Robots.txt and Sitemap in SEO
Search Engine Optimization (SEO) is all about helping search engines understand your website better and ensuring that your content reaches the right audience. Two powerful tools that play a vital role in this process are robots.txt and sitemap.xml. While both serve different purposes, they work hand-in-hand to improve how search engines crawl and index your website. Let’s dive deeper into what they are and how they impact SEO.
What is Robots.txt?
The robots.txt file is a simple text file placed in the root directory of your website. It gives instructions to search engine crawlers (like Googlebot, Bingbot, etc.) about which pages or sections of your site they are allowed—or not allowed—to crawl.
Why Robots.txt is Important:
- Control Over Crawling: Prevents search engines from crawling unnecessary or duplicate pages (like admin pages, cart, or checkout pages).
- Optimize Crawl Budget: Ensures that search engines spend their time crawling your most valuable pages rather than wasting resources on irrelevant sections.
- Prevent Indexing of Sensitive Pages: Helps keep private or temporary pages away from search engine results.
Example of Robots.txt:
User-agent: *
Disallow: /admin/
Disallow: /cart/
Allow: /blog/
This example tells all crawlers (User-agent: *) to avoid crawling the admin and cart sections, but they are free to crawl the blog.
What is a Sitemap?
A sitemap (usually sitemap.xml) is a file that lists all the important pages of your website. It acts as a roadmap for search engines, helping them find and index your content more efficiently.
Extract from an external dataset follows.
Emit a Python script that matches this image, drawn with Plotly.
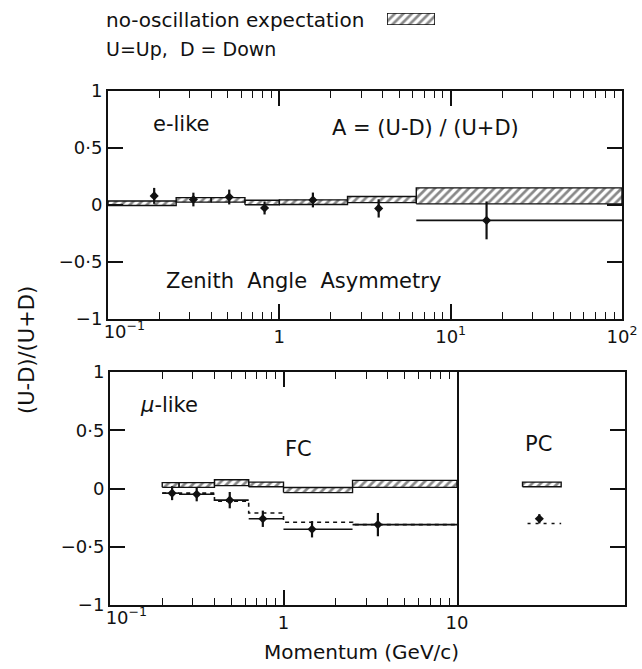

Why Sitemaps are Important:
- Better Indexing: Ensures that all your important pages are discovered, even if they are not well-linked internally.
- Faster Updates: Alerts search engines when you add, remove, or update content.
- Supports Rich Media: Helps crawlers understand images, videos, and multilingual content.
Example of Sitemap Structure:
<urlset xmlns="http://www.sitemaps.org/schemas/sitemap/0.9">
<url>
<loc>https://www.example.com/</loc>
<lastmod>2025-09-27</lastmod>
<changefreq>weekly</changefreq>
<priority>1.0</priority>
</url>
<url>
<loc>https://www.example.com/blog/</loc>
<lastmod>2025-09-20</lastmod>
<changefreq>daily</changefreq>
<priority>0.8</priority>
</url>
</urlset>
How Robots.txt and Sitemap Work Together
While robots.txt tells search engines what not to crawl, a sitemap tells them what is important to crawl. Together, they strike the right balance between guiding search engines and protecting certain sections of your site.
- Robots.txt ensures efficiency.
- Sitemap ensures completeness.
For best results, you should:
- Submit your sitemap in Google Search Console and Bing Webmaster Tools.
- Keep your robots.txt file simple and error-free.
- Update your sitemap whenever you add or remove important content.